Voters, generally, thirst for signs of greatness when they pick their presidents.
Bernie Sanders, on the other hand, has no such problem connecting with voters.
If he were to win the general election, he would be the oldest person to be elected president.
And, unlike Hillary, his campaign events literally draw thousands of adoring voters and supporters.
Sanders has demonstrated the ability to inspire the individuals who come to hear him speak, and implores them repeatedly to join him in a political revolution.

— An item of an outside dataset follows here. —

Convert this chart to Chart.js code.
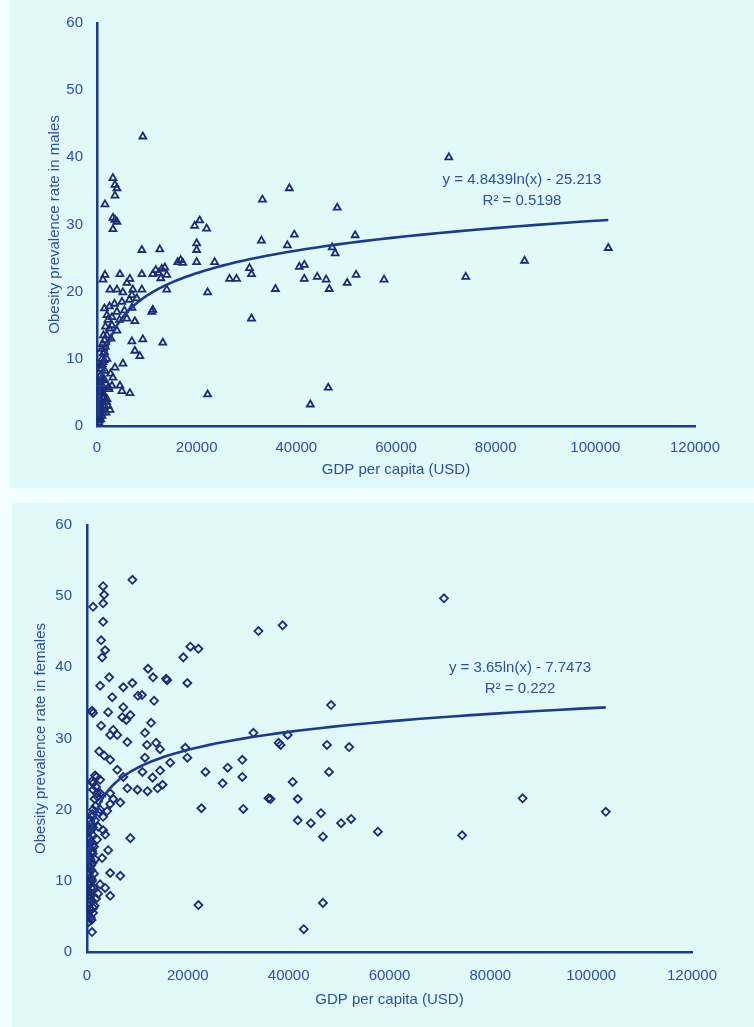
<!DOCTYPE html>
<html>
<head>
<meta charset="utf-8">
<script src="https://cdn.jsdelivr.net/npm/chart.js@4.4.1/dist/chart.umd.min.js"></script>
<style>
  html, body { margin:0; padding:0; background:#f3fefe; width:754px; height:1027px; overflow:hidden; }
  .panel { position:absolute; background:#e2f9f9; }
  canvas { position:absolute; left:0; }
</style>
</head>
<body>
<div class="panel" style="left:10px;top:0;width:744px;height:488px;"></div>
<div class="panel" style="left:12px;top:503px;width:742px;height:524px;"></div>
<canvas id="top" width="754" height="490" style="top:0;width:754px;height:490px;"></canvas>
<canvas id="bottom" width="754" height="537" style="top:490px;width:754px;height:537px;"></canvas>
<script>
// ---- DATA ----
const maleGdp = [70600,102600,85800,74000,57600,52000,50200,51800,48200,47800,47200,46600,46000,44200,41600,41600,40600,39600,38200,38600,35800,33200,33000,31000,30600,31000,28000,26600,23600,22200,22200,46400,42800,22000,20600,19600,20000,20000,20000,16200,16800,17200,12600,9000,9200,13200,9200,7000,7600,8600,11000,11200,14000,14000,13000,12400,11800,12800,13600,11200,9000,6600,4600,1600,1200,3200,3600,4000,3600,1600,3200,3600,3200,4000,2600,4000,5200,7200,9000,6000,7000,1500,2000,2500,3000,3500,4000,4500,5000,5500,6000,6500,7000,7600,8000,3000,2500,4000,2000,1500,1000,1500,2000,1200,3600,5200,3200,3000,4600,6600,2400,5000,300,400,500,600,700,800,900,1000,1100,1200,300,500,700,900,1000,1300,1500,1800,2000,400,600,800,1000,1400,1600,2200,2600,250,350,1100,1300,1700,2200,2800,600,200,450,350,550,750,950,1150,1350,650,850,1050,1250,1450,1650,1900,2300,2700];
const maleRate = [40,26.5,24.6,22.2,21.8,22.5,21.3,28.4,32.5,25.7,26.6,20.4,21.8,22.2,21.9,24,23.7,28.5,26.9,35.4,20.4,33.7,27.6,22.6,23.5,16,21.9,21.9,24.4,19.9,4.7,5.7,3.2,29.4,30.6,29.8,27.2,26.2,24.4,24.4,24.7,24.3,26.3,26.2,43.1,12.4,12.9,12.6,11.2,10.4,17,17.3,20.3,22.5,23.4,22.8,23.2,22,23.6,22.6,22.6,21.9,22.6,22.5,21.8,36.9,35.9,35.4,34.3,33,31,30.7,29.3,30.4,20.3,20.3,19.9,20.3,20.3,21.3,19.5,17.5,16.5,17.8,16.2,18.2,17,15.8,18.5,17.2,16,18.8,17.6,15.6,19,15,14.5,14.2,13.5,12.8,11.5,11,10,9.5,8.7,9.3,7.2,6,6,4.9,5.5,5.2,1,2,3,1.5,4,2.5,5,3.5,6,2,4.5,6.5,7.5,8.5,10,4.8,3,2,4,0.8,3.2,5.8,1.5,7,8.2,3,2.4,2.8,5.2,12.2,13.5,14.8,15.8,13,9,6,1.2,0.5,2.2,1,3.8,4.2,6.8,5.2,7,9.2,10.8,9.8,11.8,3.6,5.8,7.8];

const femaleGdp = [70800,38800,34000,48400,38400,39800,47600,52000,48000,40800,41800,36400,41800,44400,46400,46800,50400,52400,57700,74400,86400,102900,46800,43000,33000,38000,36000,30800,27900,26900,30800,23500,22700,31000,22100,19900,16500,19500,19100,20500,22100,19900,9000,3200,3400,1200,3200,3200,2800,3600,3000,12100,13100,15700,15900,4400,2600,7200,9000,5000,10100,10900,13300,1200,1000,4200,7200,8600,7000,7800,12700,2800,5200,6000,4600,11500,8000,13700,11900,14500,2400,3400,4600,6000,7200,11000,11500,1200,2600,1600,2000,2600,4600,8000,10000,12000,14000,15000,13000,14500,8600,4200,4600,6600,4600,1000,2600,6600,3200,4000,4600,5200,2200,3200,1600,3600,2000,3000,2600,3600,2200,1800,300,500,700,900,400,600,800,1000,300,500,700,900,1100,400,600,800,1000,1200,300,500,700,900,1100,400,600,800,1000,1200,1400,1600,1300,1500,200,1200,1000,1400,1500,1700,1200,1000,250,450,650,850,1050,350,550,750,950,1150,250,450,650,850,1050,1250,1800,2100,2400,1900];
const femaleRate = [49.7,45.9,45.1,34.7,29.1,30.5,29.1,28.8,25.3,23.9,21.5,21.5,18.5,18.1,19.5,16.2,18.1,18.7,16.9,16.4,21.6,19.7,6.9,3.2,30.8,29.4,21.6,27,25.9,23.7,24.6,25.3,20.2,20.1,6.6,27.3,26.6,28.7,41.4,42.9,42.6,37.8,52.3,51.4,50.2,48.5,49,46.4,43.8,42.4,41.4,39.8,38.6,38.4,38.2,38.6,37.4,37.2,37.8,35.8,36,36.1,35.3,33.6,33.9,33.7,34.4,33.3,33,32.6,32.2,31.8,31.2,30.5,30.5,30.8,29.5,29.4,29.1,28.5,28.2,27.6,27,25.6,24.6,25.3,27.3,23.7,24.2,24.8,22.3,22.3,22.3,23,22.8,22.6,23,23.5,24.5,25.5,16,14.3,11.1,10.7,7.9,2.8,20,21,19,19.8,20.8,21.5,17.6,17.1,18.5,16.5,15.8,13.2,9.5,9,8.2,7.5,4.2,5,6,4.5,7,8,9,10,11,12,13,14,15,16,17,18,19,20,6.5,9.5,10.5,11.5,12.5,13.5,14.5,15.5,16.5,17.5,11,13,9,6.5,8,5.5,7.2,14.8,21.5,20.5,22.8,24,5.5,7.5,9.8,12.2,14.2,16.8,18.5,4.8,10.2,13.8,8.6,11.8,15.2,17.2,19.4,6.2,23.2,21.8,19.6,24.6];

const xTicksMax = 120000, xStep = 20000;
const yTicksMax = 60, yStep = 10;

// Trendline coefficients as printed on the chart: y = a*ln(x) + b
const maleFit = { a: 4.8439, b: -25.213, from: 250, to: 102600 };
const femaleFit = { a: 3.65, b: -7.7473, from: 250, to: 102900 };
const maleEqText = ['y = 4.8439ln(x) - 25.213', 'R² = 0.5198'];
const femaleEqText = ['y = 3.65ln(x) - 7.7473', 'R² = 0.222'];

// ---- STYLE ----
const TEXT = '#2b4fa8';
const AXIS = '#1e3a8c';
const MARK = '#1a2d74';
const LINE = '#1d3a8e';
const FONT = "'Liberation Sans', Arial, sans-serif";

function pts(xs, ys) { return xs.map((x, i) => ({ x: x, y: ys[i] })); }
function fitCurve(fit) {
  const out = [];
  const n = 120;
  const l0 = Math.log(fit.from), l1 = Math.log(fit.to);
  for (let i = 0; i <= n; i++) {
    const x = Math.exp(l0 + (l1 - l0) * i / n);
    out.push({ x: x, y: fit.a * Math.log(x) + fit.b });
  }
  return out;
}

const eqPlugin = {
  id: 'eqText',
  afterDatasetsDraw(chart, args, opts) {
    const ctx = chart.ctx;
    ctx.save();
    ctx.fillStyle = TEXT;
    ctx.font = '15px ' + FONT;
    ctx.textAlign = 'center';
    ctx.textBaseline = 'middle';
    ctx.fillText(opts.lines[0], opts.x, opts.y);
    ctx.fillText(opts.lines[1], opts.x, opts.y + 21);
    ctx.restore();
  }
};

function makeChart(id, cfg) {
  return new Chart(document.getElementById(id), {
    type: 'scatter',
    data: {
      datasets: [
        {
          data: pts(cfg.gx, cfg.gy),
          pointStyle: cfg.style,
          pointRadius: 4,
          pointHoverRadius: 4,
          borderColor: MARK,
          backgroundColor: 'rgba(0,0,0,0)',
          pointBorderWidth: 1.8,
          order: 2
        },
        {
          type: 'line',
          data: fitCurve(cfg.fit),
          borderColor: LINE,
          borderWidth: 2.6,
          pointRadius: 0,
          tension: 0,
          fill: false,
          order: 1
        }
      ]
    },
    options: {
      responsive: false,
      animation: false,
      events: [],
      layout: { padding: cfg.pad },
      plugins: {
        legend: { display: false },
        tooltip: { enabled: false },
        eqText: { lines: cfg.eq, x: cfg.eqX, y: cfg.eqY }
      },
      scales: {
        x: {
          type: 'linear', min: 0, max: xTicksMax,
          ticks: { stepSize: xStep, color: TEXT, font: { family: FONT, size: 15 }, padding: cfg.xTickPad, maxRotation: 0, callback: v => String(v) },
          grid: { display: false, drawTicks: false },
          border: { display: true, color: AXIS, width: 2.5 },
          title: { display: true, text: 'GDP per capita (USD)', color: TEXT, font: { family: FONT, size: 15 }, padding: { top: 0, bottom: cfg.xTitlePad } },
          afterFit: s => { s.height = cfg.xH; }
        },
        y: {
          type: 'linear', min: 0, max: yTicksMax,
          ticks: { stepSize: yStep, color: TEXT, font: { family: FONT, size: 15 }, padding: cfg.yTickPad },
          grid: { display: false, drawTicks: false },
          border: { display: true, color: AXIS, width: 2.5 },
          title: { display: true, text: cfg.yTitle, color: TEXT, font: { family: FONT, size: 15 }, padding: { top: cfg.yTitlePad, bottom: 0 } },
          afterFit: s => { s.width = cfg.yW; }
        }
      }
    },
    plugins: [eqPlugin]
  });
}

makeChart('top', {
  gx: maleGdp, gy: maleRate, style: 'triangle', fit: maleFit,
  eq: maleEqText, eqX: 522, eqY: 180,
  pad: { left: 0, right: 59, top: 18, bottom: 0 },
  xH: 64, yW: 97, xTickPad: 13, yTickPad: 14, xTitlePad: 11, yTitlePad: 46,
  yTitle: 'Obesity prevalence rate in males'
});

makeChart('bottom', {
  gx: femaleGdp, gy: femaleRate, style: 'rectRot', fit: femaleFit,
  eq: femaleEqText, eqX: 520, eqY: 178,
  pad: { left: 0, right: 62, top: 35, bottom: 0 },
  xH: 75, yW: 87, xTickPad: 15, yTickPad: 15, xTitlePad: 18, yTitlePad: 32,
  yTitle: 'Obesity prevalence rate in females'
});
</script>
</body>
</html>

On the campaign stump, he rails against Wall Street and billionaires who don’t pay their fair share. Moreover, he stands firmly committed to raising the minimum wage to $15 an hour and providing free college tuition. Initially given little to no chance of upsetting the Democratic juggernaut, Hillary Clinton, Sanders insists he’s in this presidential campaign for the long haul.
And remarkably, he has succeeded in raising over $140 million from small individual donations primarily.
It appears obvious that millions of voters are now Feeling the Bern. Wisconsin voters will have their chance to weigh in on April 5 and, according to the polls, it’s neck-and-neck between Bernie and Hillary.